START
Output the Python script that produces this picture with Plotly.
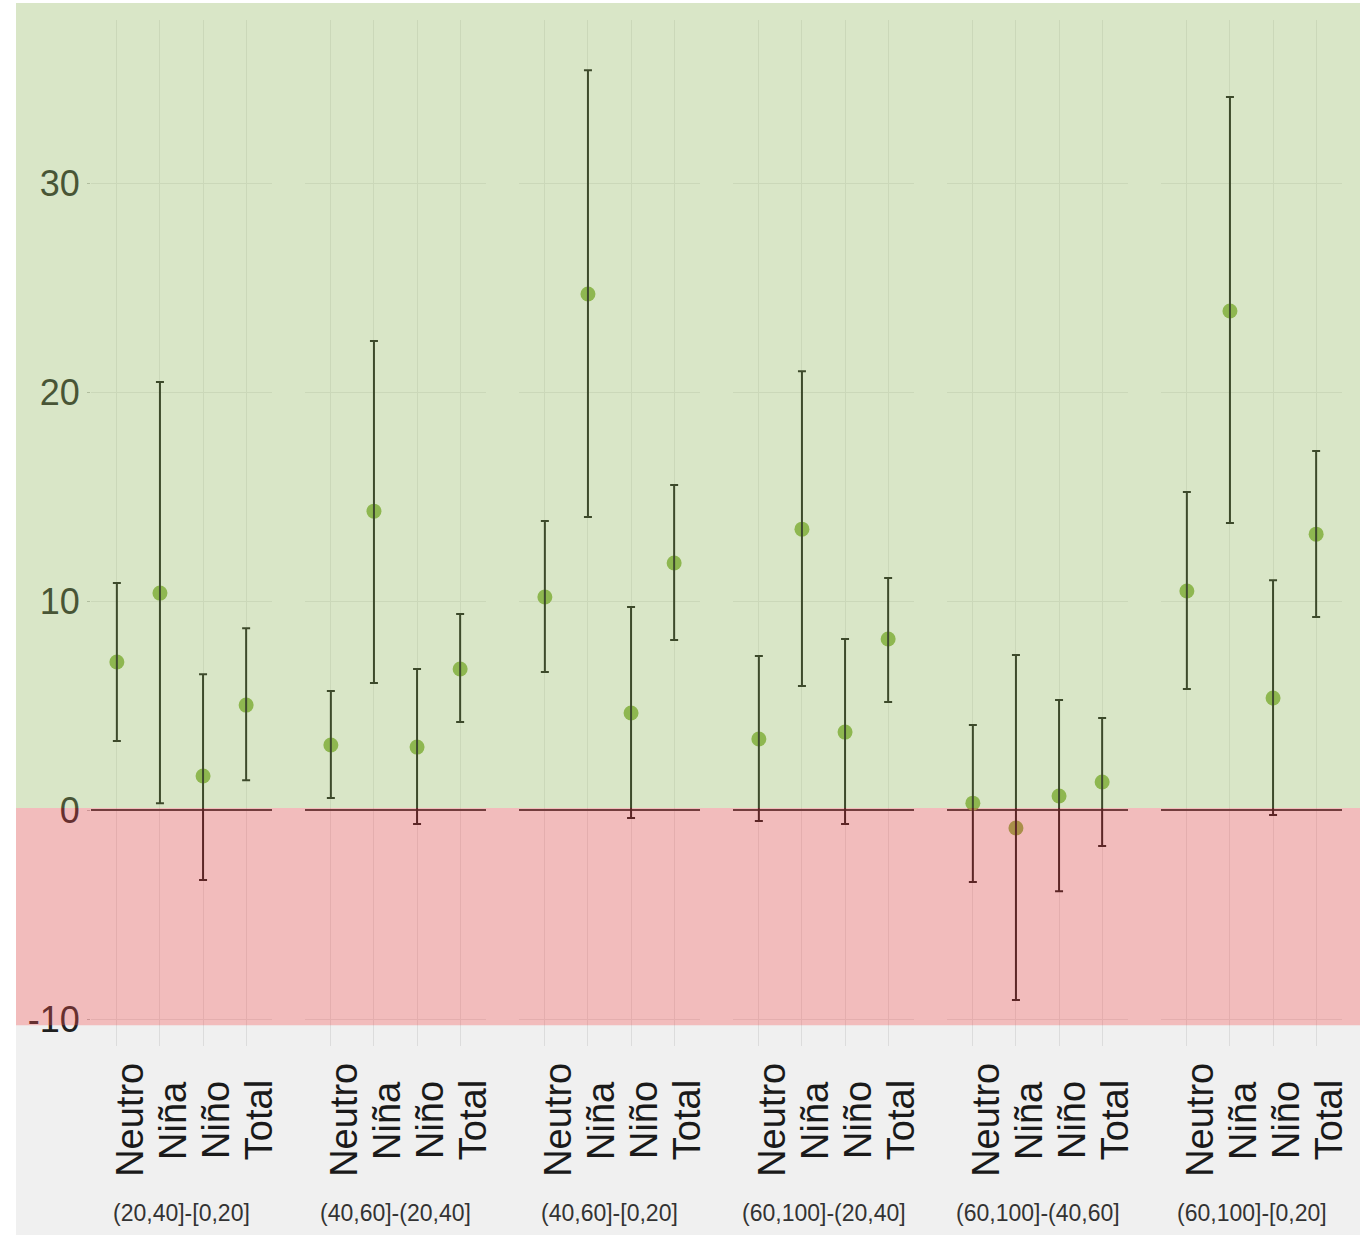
import plotly.graph_objects as go
from plotly.subplots import make_subplots

# ---- data -------------------------------------------------------------
categorias = ["Neutro", "Niña", "Niño", "Total"]
grupos = [
    "(20,40]-[0,20]",
    "(40,60]-(20,40]",
    "(40,60]-[0,20]",
    "(60,100]-(20,40]",
    "(60,100]-(40,60]",
    "(60,100]-[0,20]",
]

# estimated difference (one row per group, one value per category)
media = [
    [7.08, 10.38, 1.63, 5.02],
    [3.11, 14.30, 3.01, 6.75],
    [10.19, 24.69, 4.64, 11.82],
    [3.40, 13.44, 3.73, 8.18],
    [0.33, -0.86, 0.67, 1.34],
    [10.48, 23.88, 5.36, 13.20],
]
limite_sup = [
    [10.86, 20.48, 6.50, 8.70],
    [5.69, 22.44, 6.75, 9.38],
    [13.83, 35.40, 9.71, 15.55],
    [7.37, 21.00, 8.18, 11.10],
    [4.07, 7.42, 5.26, 4.40],
    [15.22, 34.11, 11.00, 17.18],
]
limite_inf = [
    [3.30, 0.33, -3.35, 1.43],
    [0.57, 6.08, -0.67, 4.21],
    [6.60, 14.02, -0.38, 8.13],
    [-0.53, 5.93, -0.67, 5.17],
    [-3.44, -9.09, -3.88, -1.72],
    [5.79, 13.73, -0.24, 9.23],
]
y_ticks = [-10, 0, 10, 20, 30]
y_tick_labels = ["-10", "0", "10", "20", "30"]

# ---- layout constants -------------------------------------------------
W, H = 1360, 1235
ML, MR, MT, MB = 91, 18, 20, 189
YMIN, YMAX = -11.29, 37.8
SPLIT = 0.1          # border between the positive and negative bands
NEG_BOTTOM = -10.3   # lower end of the negative band

PLOT_W = W - ML - MR
PLOT_H = H - MT - MB


def px_x(px):
    return (px - ML) / PLOT_W


def px_y(py):
    return (H - MB - py) / PLOT_H


def val_y(v):
    return (v - YMIN) / (YMAX - YMIN)


FONT = "Liberation Sans, Arial, sans-serif"

n = len(grupos)
fig = make_subplots(rows=1, cols=n, shared_yaxes=True,
                    horizontal_spacing=33 / PLOT_W)

for i in range(n):
    col = i + 1
    # points
    fig.add_trace(go.Scatter(
        x=categorias, y=media[i], mode="markers",
        marker=dict(size=15, color="#84ad45"),
        hoverinfo="skip",
    ), row=1, col=col)
    # confidence intervals drawn over the points
    fig.add_trace(go.Scatter(
        x=categorias, y=media[i], mode="markers",
        marker=dict(size=1, opacity=0),
        error_y=dict(
            type="data", symmetric=False,
            array=[u - m for u, m in zip(limite_sup[i], media[i])],
            arrayminus=[m - l for m, l in zip(media[i], limite_inf[i])],
            color="#111111", thickness=2, width=4,
        ),
        hoverinfo="skip",
    ), row=1, col=col)

    fig.update_xaxes(
        type="category", categoryorder="array", categoryarray=categorias,
        range=[-0.6, 3.6], showgrid=True, gridcolor="#dcdcdc", gridwidth=1.2,
        showticklabels=False, ticks="", showline=False, zeroline=False,
        row=1, col=col,
    )
    fig.update_yaxes(
        range=[YMIN, YMAX], tickvals=y_ticks, ticktext=y_tick_labels,
        showgrid=True, gridcolor="#dcdcdc", gridwidth=1.2,
        zeroline=True, zerolinecolor="#333333", zerolinewidth=2,
        showline=False, row=1, col=col,
    )

    xref = "x" if i == 0 else f"x{col}"
    # category labels, rotated and centred
    for c in categorias:
        fig.add_annotation(
            x=c, xref=xref, y=px_y(1120), yref="paper",
            text=c, textangle=-90, showarrow=False,
            xanchor="center", yanchor="middle", xshift=13,
            font=dict(family=FONT, size=38, color="#1a1a1a"),
        )
    # group label under each panel
    fig.add_annotation(
        x=1.5, xref=xref, y=px_y(1213), yref="paper",
        text=grupos[i], showarrow=False,
        xanchor="center", yanchor="middle",
        font=dict(family=FONT, size=23, color="#333333"),
    )

fig.update_yaxes(
    ticks="outside", ticklen=3, tickcolor="#b5b5b5",
    tickfont=dict(family=FONT, size=36, color="#202020"),
    row=1, col=1,
)

# grey base and translucent positive / negative bands over everything
fig.add_shape(type="rect", xref="paper", yref="paper",
              x0=px_x(16), x1=px_x(W), y0=px_y(H), y1=px_y(3),
              fillcolor="#f0f0f0", line_width=0, layer="below")
fig.add_shape(type="rect", xref="paper", yref="paper",
              x0=px_x(16), x1=px_x(W), y0=val_y(SPLIT), y1=px_y(3),
              fillcolor="rgba(167,207,107,0.30)", line_width=0, layer="above")
fig.add_shape(type="rect", xref="paper", yref="paper",
              x0=px_x(16), x1=px_x(W), y0=val_y(NEG_BOTTOM), y1=val_y(SPLIT),
              fillcolor="rgba(246,82,82,0.33)", line_width=0, layer="above")

fig.update_layout(
    width=W, height=H,
    margin=dict(l=ML, r=MR, t=MT, b=MB),
    paper_bgcolor="white", plot_bgcolor="rgba(0,0,0,0)",
    showlegend=False,
    font=dict(family=FONT),
)

fig.write_html("out.html")
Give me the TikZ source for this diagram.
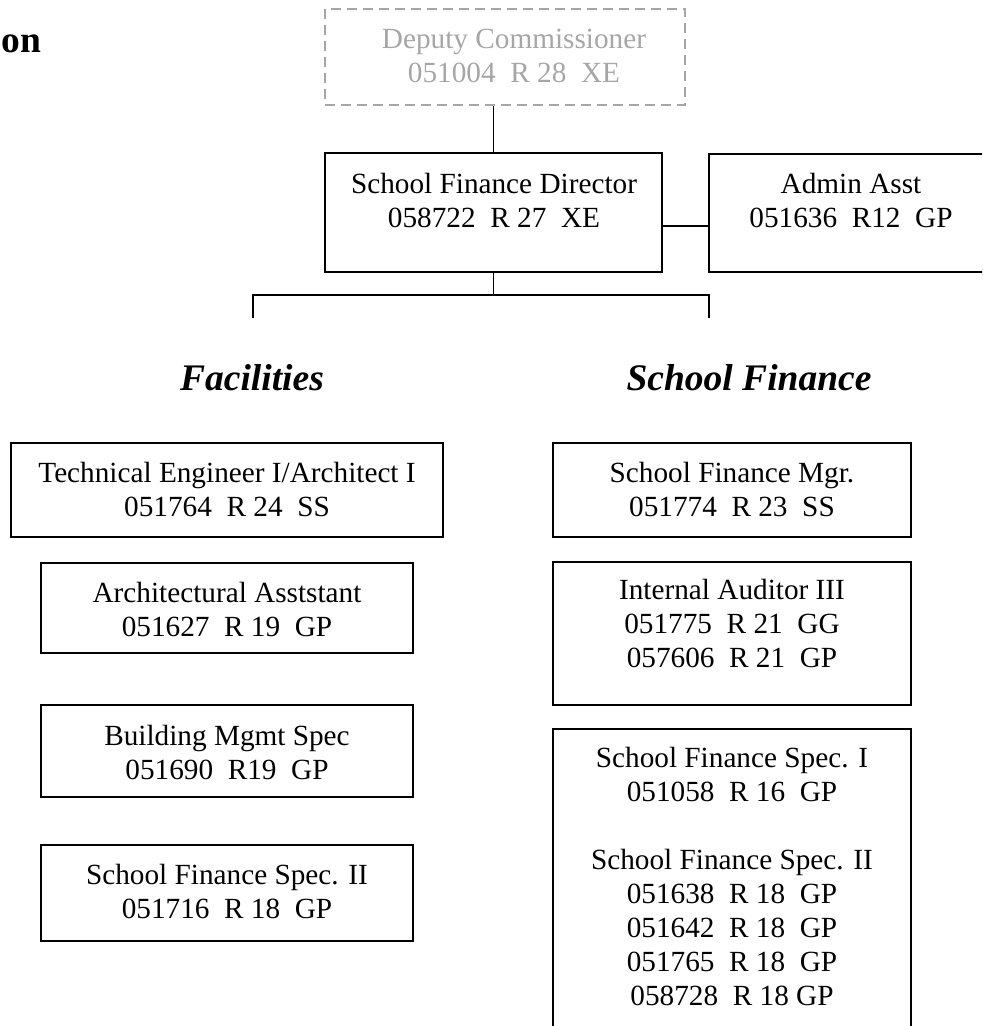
\documentclass[tikz,border=0pt]{standalone}
\usepackage{fontspec}
\setmainfont{Liberation Serif}
\usetikzlibrary{fit}

\begin{document}
\begin{tikzpicture}[x=0.4pt, y=-0.4pt,
    box/.style={draw, line width=0.8pt, inner sep=0pt},
    ghost/.style={draw=black!35, dash pattern=on 4pt off 2.4pt, line width=0.8pt, inner sep=0pt},
    txt/.style={align=center, font=\fontsize{11.7}{13.6}\selectfont, inner sep=0pt},
    head/.style={font=\fontsize{15}{18}\selectfont\bfseries\itshape},
    link/.style={line width=0.6pt}]
    \clip (0,0) rectangle (982,1026);

    % 1. Boxes
    \node[ghost, fit={(325,9) (685,105)}]   (dep)   {};
    \node[box, fit={(325,153) (662,272)}]   (dir)   {};
    \node[box, fit={(709,154) (993,272)}]   (admin) {};
    \node[box, fit={(11,443) (443,537)}]    (tech)  {};
    \node[box, fit={(41,563) (413,653)}]    (arch)  {};
    \node[box, fit={(41,705) (413,797)}]    (bldg)  {};
    \node[box, fit={(41,845) (413,941)}]    (spec)  {};
    \node[box, fit={(553,443) (911,537)}]   (mgr)   {};
    \node[box, fit={(553,562) (911,705)}]   (aud)   {};
    \node[box, fit={(553,729) (911,1045)}]  (sfs)   {};

    % 2. Texts
    \node[anchor=west, inner sep=0pt, font=\fontsize{15}{18}\selectfont\bfseries] (title) at (1,44) {on};
    \node[txt, text=black!35] (depT) at (514,56) {Deputy Commissioner\\051004~~R 28~~XE};
    \node[txt] (dirT)   at (494,200) {School Finance Director\\058722~~R 27~~XE};
    \node[txt] (adminT) at (851,200) {Admin Asst\\051636~~R12~~GP};
    \node[head] (fac) at (252,378) {Facilities};
    \node[head] (fin) at (749,378) {School Finance};
    \node[txt] (techT) at (227,489) {Technical Engineer I/Architect I\\051764~~R 24~~SS};
    \node[txt] (archT) at (227,609) {Architectural Asststant\\051627~~R 19~~GP};
    \node[txt] (bldgT) at (227,752) {Building Mgmt Spec\\051690~~R19~~GP};
    \node[txt] (specT) at (227,891) {School Finance Spec. II\\051716~~R 18~~GP};
    \node[txt] (mgrT)  at (732,489) {School Finance Mgr.\\051774~~R 23~~SS};
    \node[txt] (audT)  at (732,623) {Internal Auditor III\\051775~~R 21~~GG\\057606~~R 21~~GP};
    \node[txt] (sfsT)  at (732,876) {School Finance Spec. I\\051058~~R 16~~GP\\[13.6pt]
        School Finance Spec. II\\051638~~R 18~~GP\\051642~~R 18~~GP\\051765~~R 18~~GP\\058728~~R 18 GP};

    % 3. Lines
    \coordinate (dirR)  at (662,226);
    \coordinate (busL)  at (253,295);
    \coordinate (busR)  at (709,295);
    \coordinate (tickL) at (253,318);
    \coordinate (tickR) at (709,318);
    \begin{scope}[link]
        \draw (dir.north) -- (dir.north |- dep.south);
        \draw (dirR) -- (dirR -| admin.west);
        \draw (dir.south) -- (dir.south |- busL);
        \draw (tickL) -- (busL) -- (busR) -- (tickR);
    \end{scope}
\end{tikzpicture}
\end{document}
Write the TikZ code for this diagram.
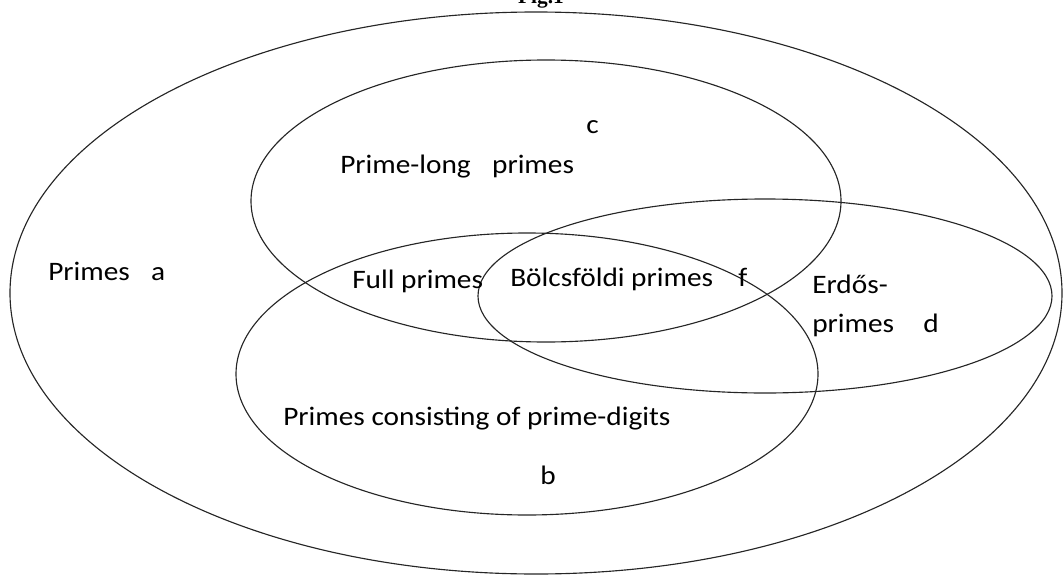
\documentclass[tikz,border=0pt]{standalone}
\usepackage{fontspec}
\setmainfont[FakeStretch=1.1]{Carlito}
\newfontfamily\figfont{Liberation Serif}
\usepackage{tikz}
\usetikzlibrary{positioning}

\tikzset{
  set/.style={draw=black!85, line width=0.85pt},
  lbl/.style={inner sep=0pt, font=\fontsize{20}{24}\selectfont, anchor=base west}
}

\begin{document}
\begin{tikzpicture}[x=0.75pt, y=-0.75pt]
    \useasboundingbox (0,0) rectangle (1064,578);
    % Title (cut at the top)
    \node[inner sep=0pt, anchor=base, font=\figfont\bfseries\fontsize{16}{18}\selectfont] (fig) at (541,3) {Fig.1};

    % Sets
    \draw[set] (536,293) ellipse [x radius=526, y radius=281];
    \draw[set] (546,201) ellipse [x radius=295, y radius=141];
    \draw[set] (527,374) ellipse [x radius=291, y radius=141];
    \draw[set] (765,296) ellipse [x radius=287, y radius=97];

    % Labels
    \node[lbl] (primes) at (48,280) {Primes\hspace{0.8em}a};
    \node[lbl] (c) at (586,133) {c};
    \node[lbl] (primelong) at (340,173) {Prime-long\hspace{0.8em}primes};
    \node[lbl] (full) at (352,288) {Full primes};
    \node[lbl] (bolcs) at (510,286) {B\"olcsf\"oldi primes\hspace{0.95em}f};
    \node[lbl] (erdos) at (812,293) {Erd\H{o}s-};
    \node[lbl] (d) at (812,332) {primes\hspace{1.1em}d};
    \node[lbl] (digits) at (283,425) {Primes consisting of prime-digits};
    \node[lbl] (b) at (540,484) {b};
\end{tikzpicture}
\end{document}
END
> [WRITTEN INSTRUCTION]: Give the number of lines in the records that contain the string "diagram", and nothing besides.

> [PROBLEM SOLUTION]: 2